▽

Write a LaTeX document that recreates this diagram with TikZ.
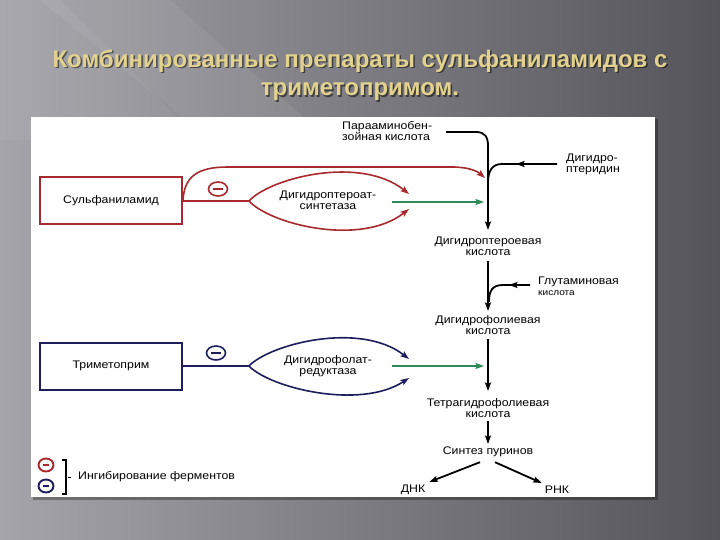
\documentclass[tikz,border=0pt]{standalone}
\usepackage{fontspec}
\setmainfont{Liberation Sans}
\newfontfamily\lab[FakeStretch=1.12]{Liberation Sans}
\usetikzlibrary{arrows.meta,decorations.markings,shapes.geometric}
\definecolor{bgL}{HTML}{A4A4AA}
\definecolor{bgR}{HTML}{54545A}
\definecolor{ttl}{HTML}{E2D28E}
\definecolor{sred}{HTML}{A82A2E}
\definecolor{tblue}{HTML}{1E1E5C}
\definecolor{agreen}{HTML}{2E8A58}
\begin{document}
\begin{tikzpicture}[x=1pt,y=-1pt,
  lbl/.style={font=\lab\fontsize{11}{11}\selectfont, align=center, inner sep=0pt},
  lbll/.style={lbl, align=left, anchor=west},
  ttlfont/.style={font=\bfseries\fontsize{24}{26}\selectfont, inner sep=0pt},
  box/.style={draw, line width=2pt, minimum width=142pt, minimum height=47pt, inner sep=0pt, font=\lab\fontsize{11}{11}\selectfont},
  tipA/.style={-{Stealth[length=8.5pt,width=6pt,inset=1.5pt]}},
  blk/.style={line width=1.8pt, black},
  redl/.style={line width=1.6pt, sred},
  bluel/.style={line width=1.6pt, tblue},
  grn/.style={line width=1.5pt, agreen, tipA},
  minus/.style={ellipse, draw=#1, line width=1.6pt, minimum width=19pt, minimum height=14pt, inner sep=0pt,
     path picture={\draw[#1, line width=1.6pt] ([xshift=4.5pt]path picture bounding box.west) -- ([xshift=-4.5pt]path picture bounding box.east);}},
  midarrow/.style={postaction={decorate}, decoration={markings, mark=at position #1 with {\arrow{Stealth[length=8.5pt,width=6pt,inset=1.5pt]}}}}
]
\useasboundingbox (0,0) rectangle (720,540);
% background
\fill[left color=bgL, right color=bgR] (0,0) rectangle (720,540);
\fill[white, opacity=0.06] (40,0) -- (170,0) -- (330,140) -- (210,140) -- cycle;
\fill[white, opacity=0.05] (0,0) -- (60,0) -- (200,140) -- (0,140) -- cycle;
% title
\node[ttlfont, text=black, opacity=0.5] at (361.5,62.5) {Комбинированные препараты сульфаниламидов с};
\node[ttlfont, text=black, opacity=0.5] at (361.5,93.5) {триметопримом.};
\node[ttlfont, text=ttl] (t1) at (360,61) {Комбинированные препараты сульфаниламидов с};
\node[ttlfont, text=ttl] (t2) at (360,92) {триметопримом.};
% panel
\fill[black, opacity=0.3] (33,119) rectangle (658,500);
\fill[white] (31,117) rectangle (655,497);

% boxes
\node[box, draw=sred] (sulf) at (111,201) {Сульфаниламид};
\node[box, draw=tblue] (trim) at (111,366) {Триметоприм};

% enzyme 1 (red lens)
\coordinate (l1tip) at (249,201);
\coordinate (l1u) at (409,194);
\coordinate (l1d) at (409,209);
\node[lbl] (dps) at (328,200) {Дигидроптероат-\\синтетаза};
\draw[redl] (sulf.east) -- (l1tip);
\draw[redl, tipA] (l1tip) .. controls (270,178) and (360,155) .. (l1u);
\draw[redl, tipA] (l1tip) .. controls (270,224) and (360,247) .. (l1d);
\node[minus=sred] (m1) at (218,189) {};

% enzyme 2 (blue lens)
\coordinate (l2tip) at (249,366);
\coordinate (l2u) at (409,359);
\coordinate (l2d) at (409,378);
\node[lbl] (dfr) at (328,366) {Дигидрофолат-\\редуктаза};
\draw[bluel] (trim.east) -- (l2tip);
\draw[bluel, tipA] (l2tip) .. controls (270,344) and (360,321) .. (l2u);
\draw[bluel, tipA] (l2tip) .. controls (270,388) and (360,410) .. (l2d);
\node[minus=tblue] (m2) at (216,353) {};

% main chain
\node[lbll] (paba) at (342,131) {Парааминобен-\\зойная кислота};
\node[lbll] (dpt) at (566,164) {Дигидро-\\птеридин};
\node[lbl] (dpa) at (488,246.5) {Дигидроптероевая\\кислота};
\node[lbll] (glu) at (538,286) {Глутаминовая\\{\fontsize{9}{9}\selectfont кислота}};
\node[lbl] (dfa) at (488,325.5) {Дигидрофолиевая\\кислота};
\node[lbl] (tfa) at (488,408.5) {Тетрагидрофолиевая\\кислота};
\node[lbl] (pur) at (488,452) {Синтез пуринов};
\node[lbl] (dna) at (413,490) {ДНК};
\node[lbl] (rna) at (557,490) {РНК};

\coordinate (pabaS) at (446,132);
\coordinate (j0) at (488,230);
\coordinate (j1) at (485,178);
\coordinate (j2) at (484,202);
\coordinate (dptS) at (557,164);
\coordinate (dptE) at (488,183);
\coordinate (gluS) at (530,285);
\coordinate (gluE) at (489,302);
\coordinate (j3) at (484,366);

\draw[blk, tipA] (pabaS) -- (476,132) .. controls (485,132) and (488,137) .. (488,146) -- (j0);
\draw[blk, midarrow=0.5] (dptS) -- (502,164) .. controls (492,164) and (488,171) .. (dptE);
\draw[redl, tipA] (sulf.east) .. controls (184,176) and (198,167) .. (228,167) -- (452,167) .. controls (468,167) and (477,171) .. (j1);
\draw[grn] (392,202) -- (j2);

\draw[blk, tipA] (dpa.south) ++(0,5) -- (488,311);
\draw[blk, midarrow=0.4] (gluS) -- (503,285) .. controls (492,285) and (489,291) .. (gluE);
\draw[blk, tipA] (dfa.south) ++(0,4) -- (488,391);
\draw[grn] (392,366) -- (j3);
\draw[blk, tipA] (tfa.south) ++(0,3) -- (488,444);
\draw[blk, tipA] ([xshift=-8pt,yshift=-5pt]pur.south) -- ([xshift=4pt,yshift=3pt]dna.north east);
\draw[blk, tipA] ([xshift=7pt,yshift=-5pt]pur.south) -- ([xshift=-3pt,yshift=3pt]rna.north west);

% legend
\node[minus=sred, minimum width=15pt, minimum height=13pt, line width=1.9pt] (lr) at (46,465) {};
\node[minus=tblue, minimum width=15pt, minimum height=13pt, line width=1.9pt] (lb) at (46,486) {};
\draw[line width=1.1pt] (62,460) -- (66,460) -- (66,494) -- (62,494);
\draw[line width=0.9pt] (68,477) -- (71,477);
\node[lbll] (leg) at (78,477) {Ингибирование ферментов};
\end{tikzpicture}
\end{document}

△

## DIRECTIONS FOR THIS TASK
All of the material above needs to be restated exactly, with no pictures.

## RESULT OF THE TASK
Write a LaTeX document that recreates this diagram with TikZ.
\documentclass[tikz,border=0pt]{standalone}
\usepackage{fontspec}
\setmainfont{Liberation Sans}
\newfontfamily\lab[FakeStretch=1.12]{Liberation Sans}
\usetikzlibrary{arrows.meta,decorations.markings,shapes.geometric}
\definecolor{bgL}{HTML}{A4A4AA}
\definecolor{bgR}{HTML}{54545A}
\definecolor{ttl}{HTML}{E2D28E}
\definecolor{sred}{HTML}{A82A2E}
\definecolor{tblue}{HTML}{1E1E5C}
\definecolor{agreen}{HTML}{2E8A58}
\begin{document}
\begin{tikzpicture}[x=1pt,y=-1pt,
  lbl/.style={font=\lab\fontsize{11}{11}\selectfont, align=center, inner sep=0pt},
  lbll/.style={lbl, align=left, anchor=west},
  ttlfont/.style={font=\bfseries\fontsize{24}{26}\selectfont, inner sep=0pt},
  box/.style={draw, line width=2pt, minimum width=142pt, minimum height=47pt, inner sep=0pt, font=\lab\fontsize{11}{11}\selectfont},
  tipA/.style={-{Stealth[length=8.5pt,width=6pt,inset=1.5pt]}},
  blk/.style={line width=1.8pt, black},
  redl/.style={line width=1.6pt, sred},
  bluel/.style={line width=1.6pt, tblue},
  grn/.style={line width=1.5pt, agreen, tipA},
  minus/.style={ellipse, draw=#1, line width=1.6pt, minimum width=19pt, minimum height=14pt, inner sep=0pt,
     path picture={\draw[#1, line width=1.6pt] ([xshift=4.5pt]path picture bounding box.west) -- ([xshift=-4.5pt]path picture bounding box.east);}},
  midarrow/.style={postaction={decorate}, decoration={markings, mark=at position #1 with {\arrow{Stealth[length=8.5pt,width=6pt,inset=1.5pt]}}}}
]
\useasboundingbox (0,0) rectangle (720,540);
% background
\fill[left color=bgL, right color=bgR] (0,0) rectangle (720,540);
\fill[white, opacity=0.06] (40,0) -- (170,0) -- (330,140) -- (210,140) -- cycle;
\fill[white, opacity=0.05] (0,0) -- (60,0) -- (200,140) -- (0,140) -- cycle;
% title
\node[ttlfont, text=black, opacity=0.5] at (361.5,62.5) {Комбинированные препараты сульфаниламидов с};
\node[ttlfont, text=black, opacity=0.5] at (361.5,93.5) {триметопримом.};
\node[ttlfont, text=ttl] (t1) at (360,61) {Комбинированные препараты сульфаниламидов с};
\node[ttlfont, text=ttl] (t2) at (360,92) {триметопримом.};
% panel
\fill[black, opacity=0.3] (33,119) rectangle (658,500);
\fill[white] (31,117) rectangle (655,497);

% boxes
\node[box, draw=sred] (sulf) at (111,201) {Сульфаниламид};
\node[box, draw=tblue] (trim) at (111,366) {Триметоприм};

% enzyme 1 (red lens)
\coordinate (l1tip) at (249,201);
\coordinate (l1u) at (409,194);
\coordinate (l1d) at (409,209);
\node[lbl] (dps) at (328,200) {Дигидроптероат-\\синтетаза};
\draw[redl] (sulf.east) -- (l1tip);
\draw[redl, tipA] (l1tip) .. controls (270,178) and (360,155) .. (l1u);
\draw[redl, tipA] (l1tip) .. controls (270,224) and (360,247) .. (l1d);
\node[minus=sred] (m1) at (218,189) {};

% enzyme 2 (blue lens)
\coordinate (l2tip) at (249,366);
\coordinate (l2u) at (409,359);
\coordinate (l2d) at (409,378);
\node[lbl] (dfr) at (328,366) {Дигидрофолат-\\редуктаза};
\draw[bluel] (trim.east) -- (l2tip);
\draw[bluel, tipA] (l2tip) .. controls (270,344) and (360,321) .. (l2u);
\draw[bluel, tipA] (l2tip) .. controls (270,388) and (360,410) .. (l2d);
\node[minus=tblue] (m2) at (216,353) {};

% main chain
\node[lbll] (paba) at (342,131) {Парааминобен-\\зойная кислота};
\node[lbll] (dpt) at (566,164) {Дигидро-\\птеридин};
\node[lbl] (dpa) at (488,246.5) {Дигидроптероевая\\кислота};
\node[lbll] (glu) at (538,286) {Глутаминовая\\{\fontsize{9}{9}\selectfont кислота}};
\node[lbl] (dfa) at (488,325.5) {Дигидрофолиевая\\кислота};
\node[lbl] (tfa) at (488,408.5) {Тетрагидрофолиевая\\кислота};
\node[lbl] (pur) at (488,452) {Синтез пуринов};
\node[lbl] (dna) at (413,490) {ДНК};
\node[lbl] (rna) at (557,490) {РНК};

\coordinate (pabaS) at (446,132);
\coordinate (j0) at (488,230);
\coordinate (j1) at (485,178);
\coordinate (j2) at (484,202);
\coordinate (dptS) at (557,164);
\coordinate (dptE) at (488,183);
\coordinate (gluS) at (530,285);
\coordinate (gluE) at (489,302);
\coordinate (j3) at (484,366);

\draw[blk, tipA] (pabaS) -- (476,132) .. controls (485,132) and (488,137) .. (488,146) -- (j0);
\draw[blk, midarrow=0.5] (dptS) -- (502,164) .. controls (492,164) and (488,171) .. (dptE);
\draw[redl, tipA] (sulf.east) .. controls (184,176) and (198,167) .. (228,167) -- (452,167) .. controls (468,167) and (477,171) .. (j1);
\draw[grn] (392,202) -- (j2);

\draw[blk, tipA] (dpa.south) ++(0,5) -- (488,311);
\draw[blk, midarrow=0.4] (gluS) -- (503,285) .. controls (492,285) and (489,291) .. (gluE);
\draw[blk, tipA] (dfa.south) ++(0,4) -- (488,391);
\draw[grn] (392,366) -- (j3);
\draw[blk, tipA] (tfa.south) ++(0,3) -- (488,444);
\draw[blk, tipA] ([xshift=-8pt,yshift=-5pt]pur.south) -- ([xshift=4pt,yshift=3pt]dna.north east);
\draw[blk, tipA] ([xshift=7pt,yshift=-5pt]pur.south) -- ([xshift=-3pt,yshift=3pt]rna.north west);

% legend
\node[minus=sred, minimum width=15pt, minimum height=13pt, line width=1.9pt] (lr) at (46,465) {};
\node[minus=tblue, minimum width=15pt, minimum height=13pt, line width=1.9pt] (lb) at (46,486) {};
\draw[line width=1.1pt] (62,460) -- (66,460) -- (66,494) -- (62,494);
\draw[line width=0.9pt] (68,477) -- (71,477);
\node[lbll] (leg) at (78,477) {Ингибирование ферментов};
\end{tikzpicture}
\end{document}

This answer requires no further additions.